Next Big Twist: California Community College’s Fraudulent Enrollments Saga

A realistic college Classroom scene with students sitting at desks. One of the students is a robot. Image generated by DALL-E 2024-09-02.

Image generated by DALL-E on 2024-09-02 by Luke Lara, prompted by “Realistic image of college classroom with students sitting at desks and one of the students is a robot”

By Luke Lara, Ed.D.

I have been working long enough in the California Community College system to remember all the paper applications students needed to fill out to enroll in college and apply for Federal Financial Aid. It was only thirteen years ago that the paper process eventually give way to an electronic process, with the promise of ease, convenience, and efficiency. The honeymoon period ended as criminal elements exploited technological advances and opportunities to easily, conveniently, and efficiently defraud the federal government and colleges of Federal Financial Aid.

The LA Times first reported on the California Community College-wide financial aid scam in 2021. At the height of the COVID-19 Pandemic the majority of California Community College courses were being taught online or remotely. Prior to the Pandemic, California Community Colleges offered most of their courses in-person or on-ground, with only a modest percentage of courses offered completely online. From 2020 onward, the opposite has been true, with 116 California Community Colleges varying in their approaches to find a new balance between on-ground and online course offerings. The heavy online environment we find ourselves in is ripe for continued fraudulent enrollments.

A statewide faculty advocacy group, Faculty Association of the California Community Colleges (FACCC), published an in-depth story on the magnitude of online bots in creating fraudulent enrollments through spring 2023. CalMatters, a California nonprofit and nonpartisan media group, emphasized this ongoing situation in April 2024 by sharing that California Community Colleges have lost more than $5 million to fake students.

Still, the story gets even more interesting, and it has not been written about anywhere yet. While colleges are becoming more proactive by employing mitigating maneuvers, criminal elements continue to evolve in their technological tactics. Admissions offices are having to assign more human eyes to review student applications, slowing down the enrollment process for the sake of ensuring real students enroll and fake ones are thwarted. Bots are now leveraging Artificial Intelligence (AI) to evade detection at the enrollment level and beyond.

A recent memo to faculty at the beginning of the Fall 2024 semester from Denée Pescarmona, Chief Instructional Officer at MiraCosta College, provided a glimpse into the next twist in fraudulent enrollments:

We have been flagging for review students who are registered in online only classes that do not align with their educational goals, as well as many other “flags” we have learned about in past work trying to eliminate these fake students. We currently have a new trend: fraudulent students adding an on-ground class to their schedule to try and bypass our existing mitigation measures. (Emphasis added)

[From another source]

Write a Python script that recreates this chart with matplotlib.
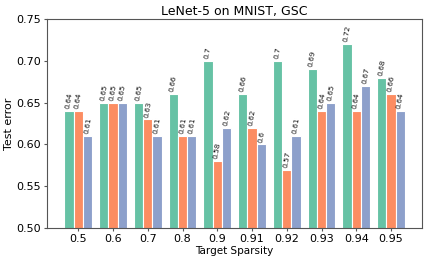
import matplotlib
matplotlib.use("Agg")
import matplotlib.pyplot as plt
import numpy as np

sparsity = ["0.5", "0.6", "0.7", "0.8", "0.9", "0.91", "0.92", "0.93", "0.94", "0.95"]
serie_a = [0.64, 0.65, 0.65, 0.66, 0.7, 0.66, 0.7, 0.69, 0.72, 0.68]
serie_b = [0.64, 0.65, 0.63, 0.61, 0.58, 0.62, 0.57, 0.64, 0.64, 0.66]
serie_c = [0.61, 0.65, 0.61, 0.61, 0.62, 0.6, 0.61, 0.65, 0.67, 0.64]
farver = ["#66c2a5", "#fc8d62", "#8da0cb"]

fig, ax = plt.subplots(figsize=(4.28, 2.58), dpi=100)
fig.subplots_adjust(left=0.1105, right=0.986, top=0.926, bottom=0.116)

x = np.arange(len(sparsity))
bredde = 0.8 / 3
for i, serie in enumerate([serie_a, serie_b, serie_c]):
    pos = x + (i - 1) * bredde
    ax.bar(pos, serie, bredde, color=farver[i], edgecolor="white", linewidth=0.8)
    for px, v in zip(pos, serie):
        ax.text(px, v + 0.002, "%g" % v, rotation=80, ha="center", va="bottom",
                fontsize=5.3, color="#111111")

ax.set_ylim(0.5, 0.75)
ax.set_xticks(x)
ax.set_xticklabels(sparsity)
ax.set_yticks([0.5, 0.55, 0.6, 0.65, 0.7, 0.75])
ax.tick_params(labelsize=8, length=2.5, pad=2, color="#555555")
ax.set_xlabel("Target Sparsity", fontsize=7.5, labelpad=1)
ax.set_ylabel("Test error", fontsize=8, labelpad=2)
ax.set_title("LeNet-5 on MNIST, GSC", fontsize=9, pad=3)
for s in ax.spines.values():
    s.set_color("#555555")

plt.savefig("out.png", dpi=100)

Run that by me one more time? Fake students are now registering for on-ground courses? In addition, the memo stated:

We have received reports from faculty that they are receiving emails asking ​on- ground instructors to [teach] remotely [or] not be dropped for the first two weeks specifically using September 3 (after drop/census), as the date they will return to in-person class. These emails are not honest and are part of the larger scheme to defraud the college out of financial aid dollars.

On-ground, in-person courses use to be safe from virtual bots. This concerning trend continues to escalate, leaving one to wonder what it will take to block these fake enrollments completely. California Code of Regulations (Title 5) stipulates in §§ 58004 and 58161 the guidelines on how students are counted in credit courses for state apportionment funds. Fraudulent enrollments have significant financial implications to a college beyond the loss of financial aid money. California Community Colleges rely on their enrollments for subsequent year State budget apportionment. Having to recalibrate enrollment figures can jeopardize a college’s ability to secure the funding necessary to meet the needs of their actual students. A systemwide solution is necessary.

What is your college doing? Will we return to the ways of the paper application? I hope not, but paper may be the only way to unplug these fraudulent bots wired on AI.